Nice blog by the way. See Ya.

JaxPop said...

Should have mentioned - It was not my work being discussed - I was only observing.

Ink said...

JaxPop,

Meshing well with the others in the group is important. Not that you have to be buddy-buddies, but your styles of reading and critting have to function well together (avoid antagonism, etc.). I think the two keys are a) being honest, and b) being tactful. I see lots of people do one or the other... but you really need both. If it's not honest, it's sort of pointless. But if it's not tactful, the point won't make it through the writer angst.

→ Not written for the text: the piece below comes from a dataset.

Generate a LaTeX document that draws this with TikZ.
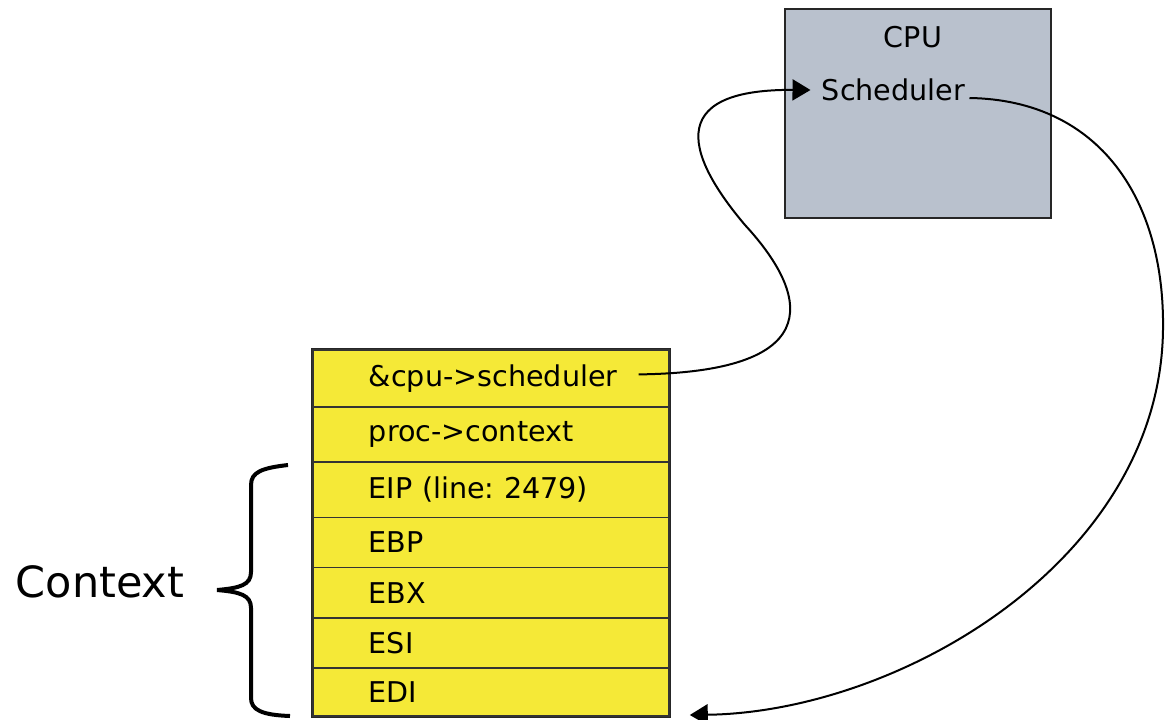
\documentclass[tikz,border=0pt]{standalone}
\usepackage{fontspec}
\setmainfont{DejaVu Sans}
\usetikzlibrary{positioning,matrix,arrows.meta}
\definecolor{stackyellow}{RGB}{245,233,55}
\definecolor{cpugray}{RGB}{185,193,205}
\frenchspacing

\begin{document}
\begin{tikzpicture}[x=0.5pt,y=-0.5pt,
    font=\fontsize{14.3}{17}\selectfont,
    link/.style={line width=1pt, -{Triangle[length=9pt,width=10.5pt]}},
    ]
\useasboundingbox (0,0) rectangle (1174,719);

% cpu box
\node[draw=black!85, line width=1pt, fill=cpugray, minimum width=133pt, minimum height=104.5pt] (cpu) at (918,113.5) {};
\node (cpulabel) at (913,37) {CPU};
\node[inner sep=0pt] (sched) at (893.5,90) {Scheduler};

% kernel stack
\matrix (stack) [matrix of nodes, anchor=north west, draw=black!85, line width=1.2pt, inner sep=0pt,
    row sep=-0.6pt,
    nodes={draw=black!80, line width=0.7pt, fill=stackyellow, text width=150pt,
        inner xsep=14pt, inner ysep=2pt, align=left,
        execute at begin node=\hspace*{14pt}},
    row 1/.style={nodes={minimum height=28.5pt}},
    row 2/.style={nodes={minimum height=27.5pt}},
    row 3/.style={nodes={minimum height=27.5pt}},
    row 4/.style={nodes={minimum height=25pt}},
    row 5/.style={nodes={minimum height=25pt}},
    row 6/.style={nodes={minimum height=25pt}},
    row 7/.style={nodes={minimum height=24pt}},
    ] at (311,348) {
    \&cpu->scheduler\\
    proc->context\\
    EIP (line: 2479)\\
    EBP\\
    EBX\\
    ESI\\
    EDI\\
};

% links
\draw[link] ([xshift=-15.5pt,yshift=2pt]stack-1-1.east)
    .. controls (835,372) and (805,290) .. (745,225)
    .. controls (690,160) and (660,89) .. ([xshift=-5.5pt]sched.west);
\draw[link] ([shift={(2pt,-4pt)}]sched.east)
    .. controls (1100,100) and (1165,200) .. (1163,330)
    .. controls (1160,560) and (900,712) .. ([shift={(9.5pt,1.5pt)}]stack.south east);

% brace
\draw[line width=2pt] (288,465) .. controls (262,468) and (251,472) .. (251,485) -- (251,572)
    .. controls (251,585) and (240,588) .. (217,590)
    .. controls (240,592) and (251,595) .. (251,608) -- (251,698)
    .. controls (251,710) and (262,715) .. (290,716);
\node[font=\fontsize{21.5}{26}\selectfont] (ctx) at (100,582) {Context};

\end{tikzpicture}
\end{document}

I try to be honest on the faults... and honest on the virtues. And do it all, hopefully, in a friendly, tactful way. And I also try to make it clear that this is just my subjective opinion, not the universe pronouncing judgment. Seems to have worked out fairly well so far. Of course, if you see my bullet-riddled corpse show up in the paper one of these days...

jbchicoine said...

I appreciate the different angles you’ve presented for receiving a critique. I’m awaiting feedback on my novel from my first ever, fellow-writer-beta-reader. I’m not sure what to expect, so this is quite timely for me. Thanks for adding this link on Rick Daley’s post at Nathan Bransford’s Blog.

Rick Daley said...

You make a good point: fault identification is different from the resolution.

Five people may point out the saem problem, but offer five different solutions. Or one ill-advised solution, as your example of a cliche illustrates.